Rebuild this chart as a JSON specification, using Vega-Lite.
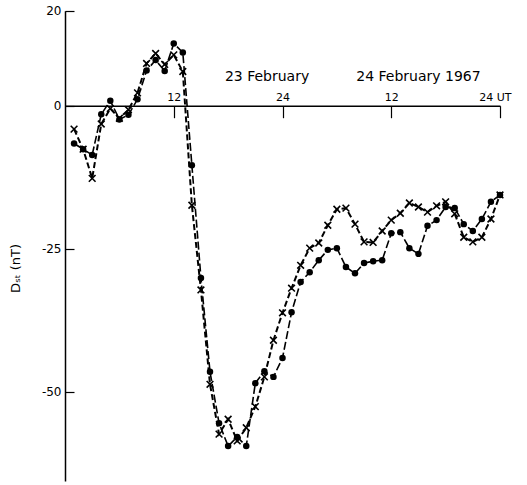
{
  "$schema": "https://vega.github.io/schema/vega-lite/v6.json",
  "width": 435,
  "height": 471,
  "autosize": {"type": "none"},
  "padding": {"left": 65, "top": 10, "right": 27, "bottom": 4},
  "background": "white",
  "config": {
    "view": {"stroke": null},
    "font": "DejaVu Sans",
    "axis": {"domainColor": "black", "tickColor": "black", "labelColor": "black", "titleColor": "black", "grid": false, "domainWidth": 1.5, "tickWidth": 1.2}
  },
  "datasets": {
    "dots": [
      {"h": 1, "dst": -6.6}, {"h": 2, "dst": -7.6}, {"h": 3, "dst": -8.6}, {"h": 4, "dst": -1.5},
      {"h": 5, "dst": 1.05}, {"h": 6, "dst": -2.4}, {"h": 7, "dst": -1.6}, {"h": 8, "dst": 1.35},
      {"h": 9, "dst": 7.4}, {"h": 10, "dst": 9.6}, {"h": 11, "dst": 7.3}, {"h": 12, "dst": 13.1},
      {"h": 13, "dst": 11.2}, {"h": 14, "dst": -10.4}, {"h": 15, "dst": -30.1}, {"h": 16, "dst": -46.5},
      {"h": 17, "dst": -55.5}, {"h": 18, "dst": -59.5}, {"h": 19, "dst": -57.9}, {"h": 20, "dst": -59.5},
      {"h": 21, "dst": -48.5}, {"h": 22, "dst": -46.4}, {"h": 23, "dst": -47.4}, {"h": 24, "dst": -44.1},
      {"h": 25, "dst": -36.1}, {"h": 26, "dst": -30.8}, {"h": 27, "dst": -29.1}, {"h": 28, "dst": -27.0},
      {"h": 29, "dst": -25.2}, {"h": 30, "dst": -24.9}, {"h": 31, "dst": -28.2}, {"h": 32, "dst": -29.3},
      {"h": 33, "dst": -27.5}, {"h": 34, "dst": -27.2}, {"h": 35, "dst": -27.0}, {"h": 36, "dst": -22.3},
      {"h": 37, "dst": -22.1}, {"h": 38, "dst": -24.9}, {"h": 39, "dst": -25.9}, {"h": 40, "dst": -21.0},
      {"h": 41, "dst": -20.0}, {"h": 42, "dst": -17.7}, {"h": 43, "dst": -17.9}, {"h": 44, "dst": -20.7},
      {"h": 45, "dst": -21.9}, {"h": 46, "dst": -19.8}, {"h": 47, "dst": -16.8}, {"h": 48, "dst": -15.6}
    ],
    "crosses": [
      {"h": 1, "dst": -4.1}, {"h": 2, "dst": -7.6}, {"h": 3, "dst": -12.7}, {"h": 4, "dst": -3.2},
      {"h": 5, "dst": -0.5}, {"h": 6, "dst": -2.2}, {"h": 7, "dst": -0.7}, {"h": 8, "dst": 2.7},
      {"h": 9, "dst": 8.9}, {"h": 10, "dst": 11.0}, {"h": 11, "dst": 8.7}, {"h": 12, "dst": 10.7},
      {"h": 13, "dst": 7.2}, {"h": 14, "dst": -17.4}, {"h": 15, "dst": -32.2}, {"h": 16, "dst": -48.7},
      {"h": 17, "dst": -57.4}, {"h": 18, "dst": -54.8}, {"h": 19, "dst": -58.6}, {"h": 20, "dst": -56.3},
      {"h": 21, "dst": -52.6}, {"h": 22, "dst": -47.4}, {"h": 23, "dst": -41.0}, {"h": 24, "dst": -36.2},
      {"h": 25, "dst": -31.9}, {"h": 26, "dst": -27.9}, {"h": 27, "dst": -24.9}, {"h": 28, "dst": -24.0},
      {"h": 29, "dst": -20.9}, {"h": 30, "dst": -18.1}, {"h": 31, "dst": -17.9}, {"h": 32, "dst": -20.7},
      {"h": 33, "dst": -23.8}, {"h": 34, "dst": -23.9}, {"h": 35, "dst": -21.9}, {"h": 36, "dst": -20.0},
      {"h": 37, "dst": -18.8}, {"h": 38, "dst": -17.0}, {"h": 39, "dst": -17.7}, {"h": 40, "dst": -18.6},
      {"h": 41, "dst": -17.5}, {"h": 42, "dst": -16.8}, {"h": 43, "dst": -18.9}, {"h": 44, "dst": -23.0},
      {"h": 45, "dst": -23.8}, {"h": 46, "dst": -23.0}, {"h": 47, "dst": -19.8}, {"h": 48, "dst": -15.6}
    ]
  },
  "layer": [
    {
      "data": {"name": "crosses"},
      "mark": {"type": "line", "color": "black", "strokeWidth": 2, "strokeDash": [6, 3]},
      "encoding": {
        "x": {
          "field": "h", "type": "quantitative",
          "scale": {"domain": [0, 48], "nice": false, "zero": false},
          "axis": {
            "orient": "top", "offset": -95.7, "values": [12, 24, 36, 48],
            "labelExpr": "datum.value == 48 ? '24 UT' : datum.value == 36 ? '12' : datum.label",
            "tickSize": -12, "labelPadding": 15, "labelFontSize": 11,
            "labelOffset": {"condition": {"test": "datum.value == 48", "value": 11}, "value": 0},
            "title": null
          }
        },
        "y": {
          "field": "dst", "type": "quantitative",
          "scale": {"domain": [-65.6, 0, 20], "range": [471, 95.7, 0.7], "nice": false, "zero": false},
          "axis": {
            "orient": "left", "values": [-50, -25, 0, 20],
            "labelExpr": "replace(datum.label, '−', '-')",
            "tickSize": -9, "labelPadding": 13, "labelFontSize": 12,
            "title": "Dₛₜ (nT)", "titleFontSize": 13, "titleFontWeight": "normal",
            "titleX": -43, "titleY": 258
          }
        }
      }
    },
    {
      "data": {"name": "dots"},
      "mark": {"type": "line", "color": "black", "strokeWidth": 1.6, "strokeDash": [8, 3]},
      "encoding": {
        "x": {"field": "h", "type": "quantitative"},
        "y": {"field": "dst", "type": "quantitative"}
      }
    },
    {
      "data": {"name": "crosses"},
      "mark": {"type": "point", "shape": "M-1,-1L1,1M1,-1L-1,1", "filled": false, "color": "black", "strokeWidth": 1.6, "size": 45, "opacity": 1},
      "encoding": {
        "x": {"field": "h", "type": "quantitative"},
        "y": {"field": "dst", "type": "quantitative"}
      }
    },
    {
      "data": {"name": "dots"},
      "mark": {"type": "point", "shape": "circle", "filled": true, "color": "black", "size": 42, "opacity": 1},
      "encoding": {
        "x": {"field": "h", "type": "quantitative"},
        "y": {"field": "dst", "type": "quantitative"}
      }
    },
    {
      "data": {"values": [{"label": "23 February"}]},
      "mark": {"type": "text", "fontSize": 14, "color": "black", "baseline": "middle", "align": "center"},
      "encoding": {"x": {"datum": 22.3}, "y": {"datum": 6}, "text": {"field": "label"}}
    },
    {
      "data": {"values": [{"label": "24 February 1967"}]},
      "mark": {"type": "text", "fontSize": 14, "color": "black", "baseline": "middle", "align": "center"},
      "encoding": {"x": {"datum": 39}, "y": {"datum": 6}, "text": {"field": "label"}}
    }
  ]
}
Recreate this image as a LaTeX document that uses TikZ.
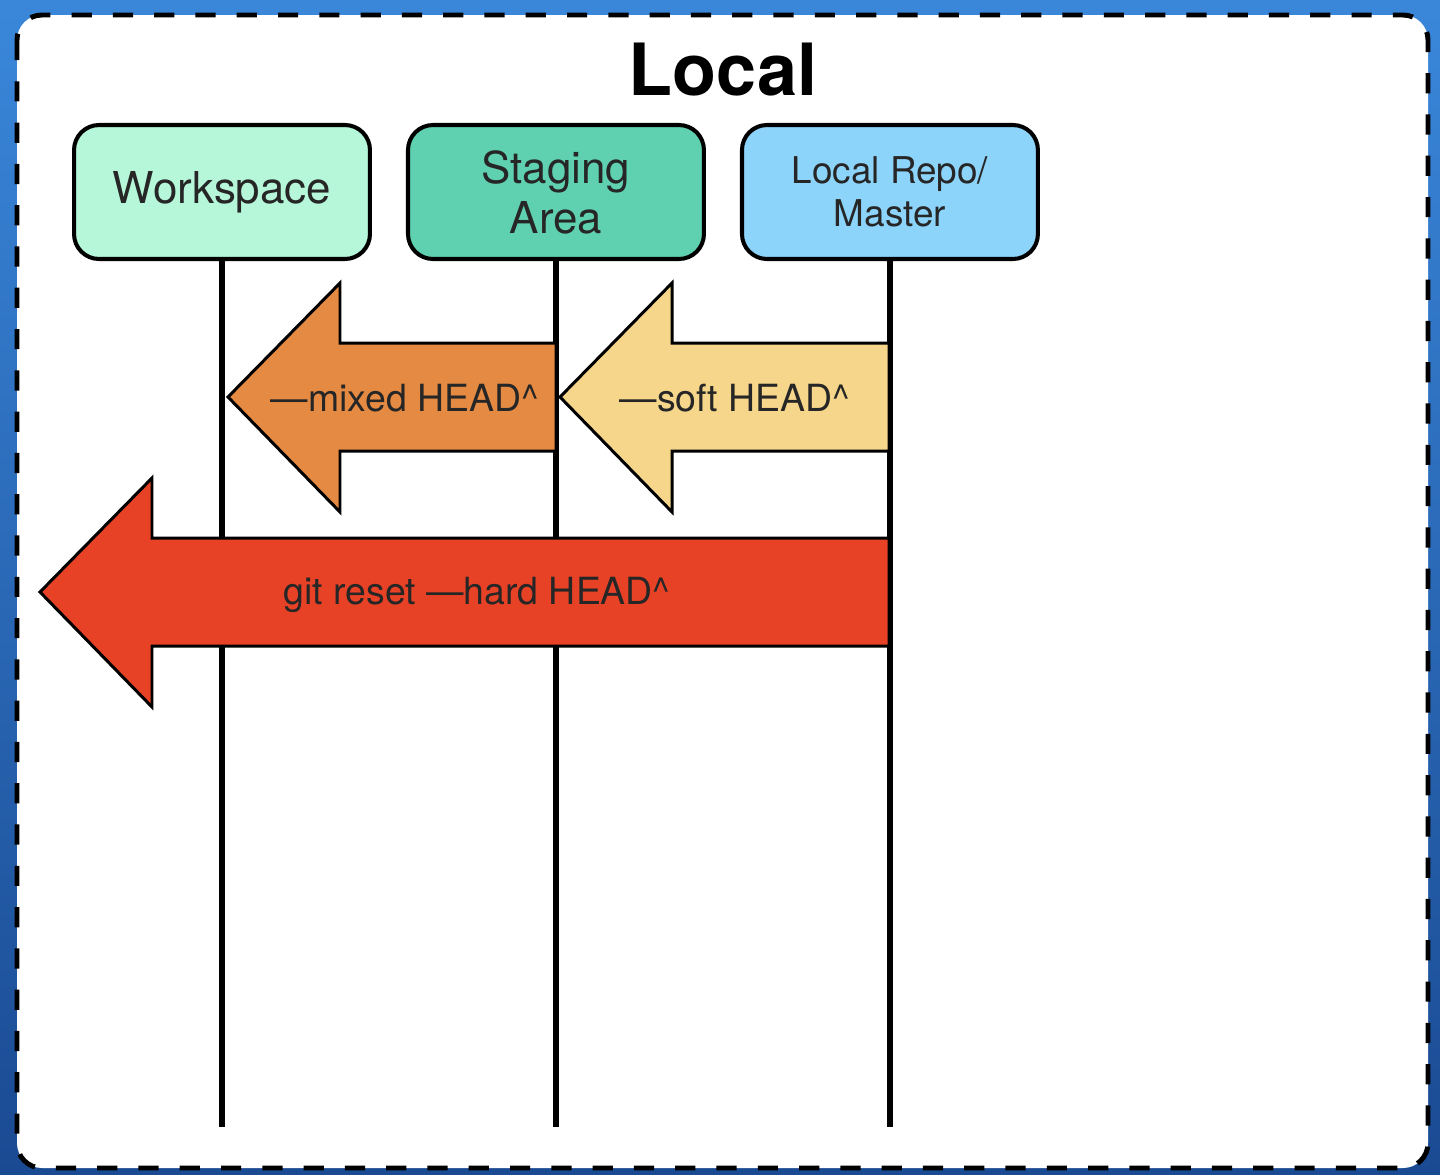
\documentclass[tikz,border=0pt]{standalone}
\usepackage{fontspec}
\setmainfont{TeX Gyre Heros}
\usetikzlibrary{positioning}

\definecolor{bgtop}{HTML}{3A87DA}
\definecolor{bgbot}{HTML}{1A4A92}
\definecolor{wscol}{HTML}{B5F7D8}
\definecolor{stcol}{HTML}{5FD0B0}
\definecolor{repocol}{HTML}{8DD4FA}
\definecolor{mixedcol}{HTML}{E58A42}
\definecolor{softcol}{HTML}{F6D68A}
\definecolor{hardcol}{HTML}{E84226}

% fat arrow: tip x, tail x, middle y, colour
\newcommand{\fatarrow}[4]{%
  \draw[fat, fill=#4] (#1,#3) -- ({#1+112},{#3-114}) -- ({#1+112},{#3-54})
    -- (#2,{#3-54}) -- (#2,{#3+54}) -- ({#1+112},{#3+54})
    -- ({#1+112},{#3+115}) -- cycle;}

\begin{document}
\begin{tikzpicture}[x=0.02cm,y=-0.02cm,
  box/.style={draw=black, line width=2.3pt, rounded corners=0.5cm, minimum width=5.92cm,
    minimum height=2.68cm, align=center, inner sep=0pt, text=black!85},
  lane/.style={line width=3.2pt},
  fat/.style={draw=black, line width=1.7pt, line join=miter},
  lbl/.style={font=\fontsize{21.3}{24}\selectfont, text=black!85}]

%%%%%%%%%%%  Frame %%%%%%%%%%%%%%%%%%%%%
\shade[top color=bgtop, bottom color=bgbot] (0,0) rectangle (1440,1174);
\useasboundingbox (0,0) rectangle (1440,1174);
\draw[fill=white, line width=2.8pt, dash pattern=on 11.5pt off 12pt, rounded corners=0.5cm]
  (17,15) rectangle (1428,1168);

% Title
\node[font=\fontsize{41}{45}\selectfont\bfseries] (title) at (723,70) {Local};

% The three areas
\node[box, fill=wscol, font=\fontsize{25}{28.5}\selectfont] (ws) at (222,192) {Workspace};
\node[box, fill=stcol, font=\fontsize{25}{28.5}\selectfont, right=0.68cm of ws] (st) {Staging\\Area};
\node[box, fill=repocol, font=\fontsize{21}{24.5}\selectfont, right=0.68cm of st] (repo) {Local Repo/\\Master};

% Lanes
\coordinate (bot) at (0,1127);
\draw[lane] (ws.south) -- (ws.south |- bot);
\draw[lane] (st.south) -- (st.south |- bot);
\draw[lane] (repo.south) -- (repo.south |- bot);

% Reset arrows
\fatarrow{228}{556}{397}{mixedcol}
\fatarrow{560}{889}{397}{softcol}
\fatarrow{40}{889}{592}{hardcol}

% Arrow labels
\node[lbl] (mixed) at (405,398) {—mixed HEAD\textasciicircum};
\node[lbl] (soft) at (735,398) {—soft HEAD\textasciicircum};
\node[lbl] (hard) at (477,595) {git reset —hard HEAD\textasciicircum};

\end{tikzpicture}
\end{document}
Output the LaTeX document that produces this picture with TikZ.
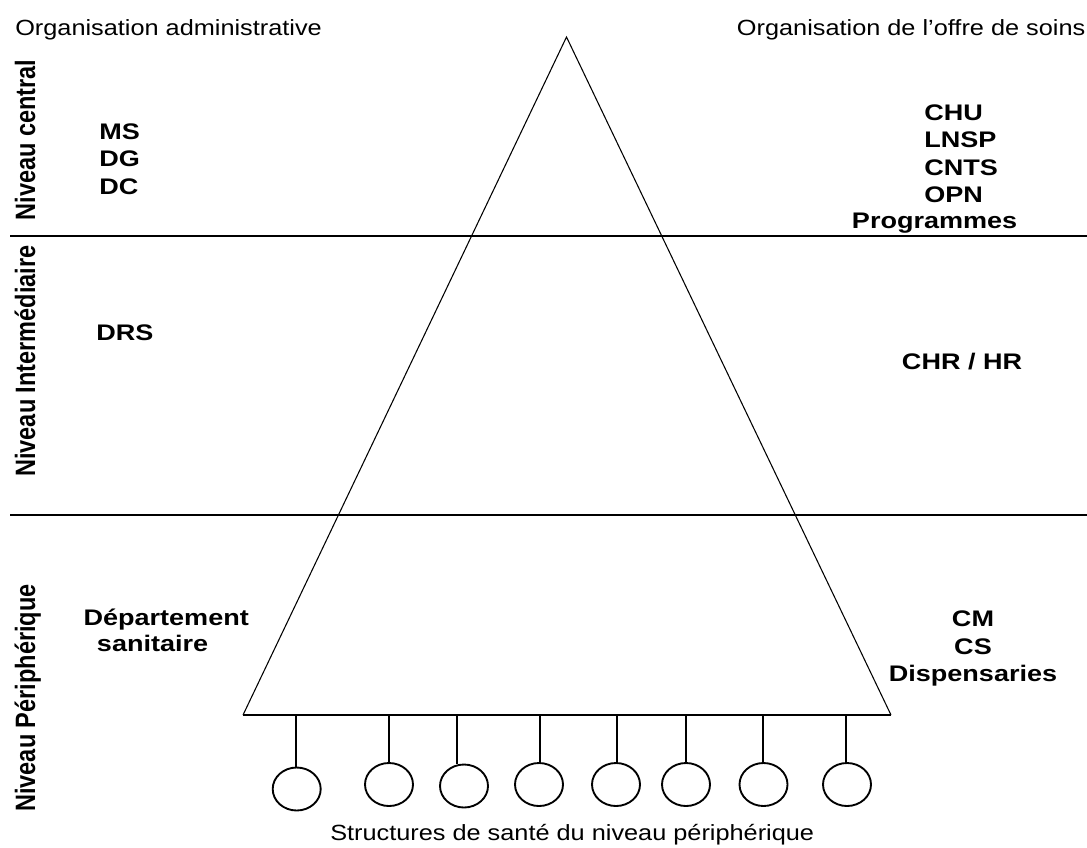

□ □ □ □ □ □ □

• YOUR TASK:
Look through the material above and pick out each line holding the word "LaTeX".

• OUTPUT OF THE EXERCISE:
Recreate this image as a LaTeX document that uses TikZ.
Output the LaTeX document that produces this picture with TikZ.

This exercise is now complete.